| PROBLEM TO SOLVE |
From the line containing "Write a LaTeX" to the very last line, repeat everything exactly and add nothing else. Skip the pictures.

| SOURCE RECORDS |
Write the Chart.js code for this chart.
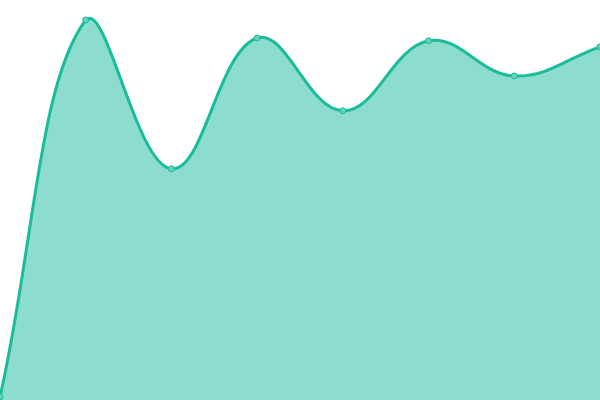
<!DOCTYPE html>
<html>
<head>
<meta charset="utf-8">
<script src="https://cdn.jsdelivr.net/npm/chart.js@4"></script>
<style>
  html, body { margin: 0; padding: 0; background: #fff; }
  #wrap { width: 600px; height: 400px; }
</style>
</head>
<body>
<div id="wrap"><canvas id="areaChart"></canvas></div>
<script>
// Data
const labels = ['1', '2', '3', '4', '5', '6', '7', '8'];
const values = [0.8, 95, 57.8, 90.5, 72.3, 89.8, 81, 88.3];

const ctx = document.getElementById('areaChart').getContext('2d');

new Chart(ctx, {
    type: 'line',
    data: {
        labels: labels,
        datasets: [{
            data: values,
            fill: 'origin',
            backgroundColor: 'rgba(26, 188, 156, 0.5)',
            borderColor: '#1abc9c',
            borderWidth: 3,
            tension: 0.4,
            pointRadius: 3,
            pointBorderWidth: 1,
            pointBackgroundColor: '#5fd3bb',
            pointBorderColor: '#1abc9c'
        }]
    },
    options: {
        responsive: true,
        maintainAspectRatio: false,
        animation: false,
        layout: { padding: 0, autoPadding: false },
        plugins: {
            legend: { display: false },
            tooltip: { enabled: false }
        },
        scales: {
            x: { display: false },
            y: { display: false, min: 0, max: 100 }
        }
    }
});
</script>
</body>
</html>
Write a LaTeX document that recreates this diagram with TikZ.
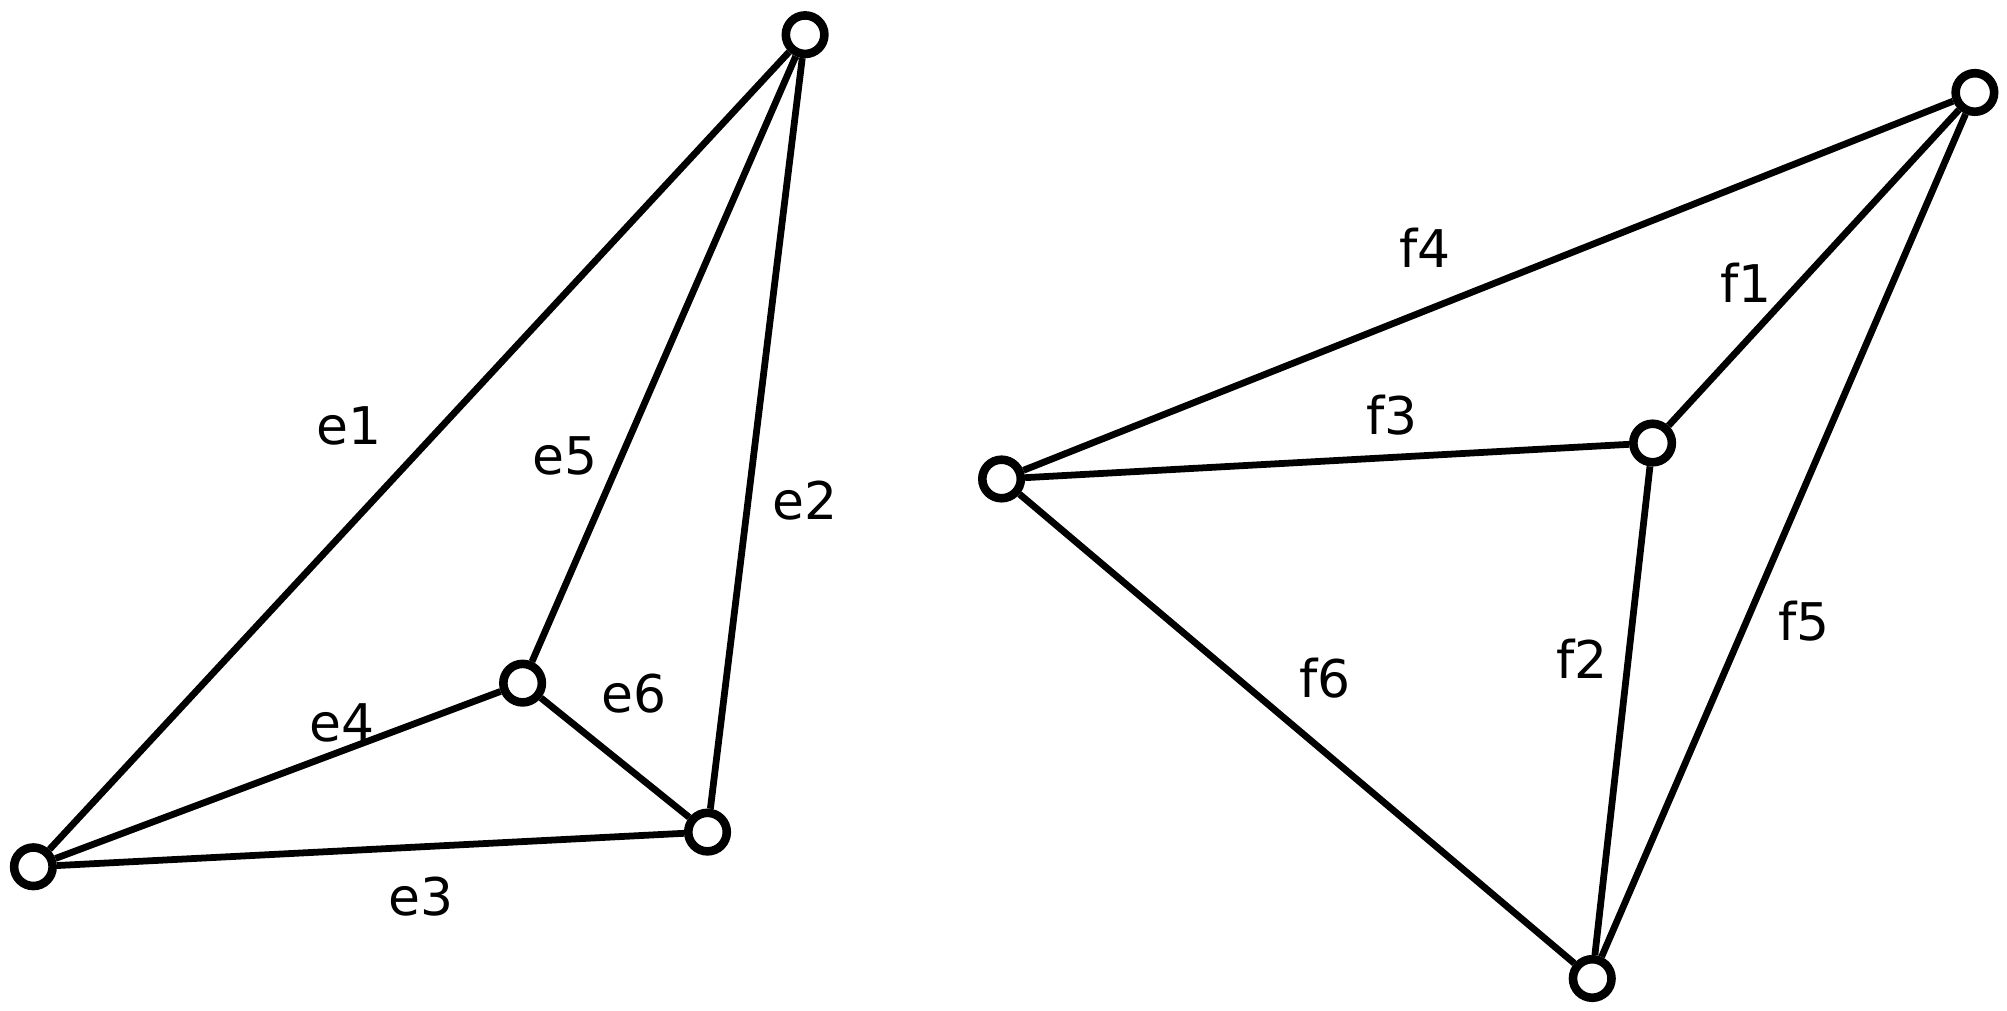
\documentclass[tikz,border=0pt]{standalone}
\usepackage{fontspec}
\setmainfont{DejaVu Sans}
\begin{document}
\begin{tikzpicture}[x=0.01cm,y=-0.01cm,
  vert/.style={circle,draw,fill=white,line width=1.9pt,minimum size=0.3cm,inner sep=0pt},
  edge/.style={line width=1.5pt},
  lab/.style={font=\fontsize{11.5}{12}\selectfont}]
\useasboundingbox (0,0) rectangle (1563,787);
\coordinate (a) at (627,27);
\node[vert] (A) at (627,27) {};
\node[vert] (B) at (26,675) {};
\node[vert] (C) at (407,532) {};
\node[vert] (D) at (551,648) {};
\node[vert] (P) at (1538,72) {};
\node[vert] (Q) at (780,373) {};
\node[vert] (R) at (1287,345) {};
\node[vert] (S) at (1240,762) {};
\begin{scope}[on background layer/.style={}]
\end{scope}
\draw[edge] (B) -- (A) (D) -- (A) (B) -- (D) (B) -- (C) (C) -- (A) (C) -- (D);
\draw[edge] (Q) -- (P) (R) -- (P) (S) -- (P) (Q) -- (R) (R) -- (S) (Q) -- (S);
\node[lab] (l1) at (272,332) {e1};
\node[lab] (l5) at (440,355) {e5};
\node[lab] (l2) at (627,390) {e2};
\node[lab] (l4) at (266,563) {e4};
\node[lab] (l6) at (494,540) {e6};
\node[lab] (l3) at (328,698) {e3};
\node[lab] (m4) at (1110,193) {f4};
\node[lab] (m1) at (1360,220) {f1};
\node[lab] (m3) at (1084,323) {f3};
\node[lab] (m2) at (1232,513) {f2};
\node[lab] (m5) at (1405,484) {f5};
\node[lab] (m6) at (1032,528) {f6};
\end{tikzpicture}
\end{document}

| EXERCISE OUTPUT |
Write a LaTeX document that recreates this diagram with TikZ.
\documentclass[tikz,border=0pt]{standalone}
\usepackage{fontspec}
\setmainfont{DejaVu Sans}
\begin{document}
\begin{tikzpicture}[x=0.01cm,y=-0.01cm,
  vert/.style={circle,draw,fill=white,line width=1.9pt,minimum size=0.3cm,inner sep=0pt},
  edge/.style={line width=1.5pt},
  lab/.style={font=\fontsize{11.5}{12}\selectfont}]
\useasboundingbox (0,0) rectangle (1563,787);
\coordinate (a) at (627,27);
\node[vert] (A) at (627,27) {};
\node[vert] (B) at (26,675) {};
\node[vert] (C) at (407,532) {};
\node[vert] (D) at (551,648) {};
\node[vert] (P) at (1538,72) {};
\node[vert] (Q) at (780,373) {};
\node[vert] (R) at (1287,345) {};
\node[vert] (S) at (1240,762) {};
\begin{scope}[on background layer/.style={}]
\end{scope}
\draw[edge] (B) -- (A) (D) -- (A) (B) -- (D) (B) -- (C) (C) -- (A) (C) -- (D);
\draw[edge] (Q) -- (P) (R) -- (P) (S) -- (P) (Q) -- (R) (R) -- (S) (Q) -- (S);
\node[lab] (l1) at (272,332) {e1};
\node[lab] (l5) at (440,355) {e5};
\node[lab] (l2) at (627,390) {e2};
\node[lab] (l4) at (266,563) {e4};
\node[lab] (l6) at (494,540) {e6};
\node[lab] (l3) at (328,698) {e3};
\node[lab] (m4) at (1110,193) {f4};
\node[lab] (m1) at (1360,220) {f1};
\node[lab] (m3) at (1084,323) {f3};
\node[lab] (m2) at (1232,513) {f2};
\node[lab] (m5) at (1405,484) {f5};
\node[lab] (m6) at (1032,528) {f6};
\end{tikzpicture}
\end{document}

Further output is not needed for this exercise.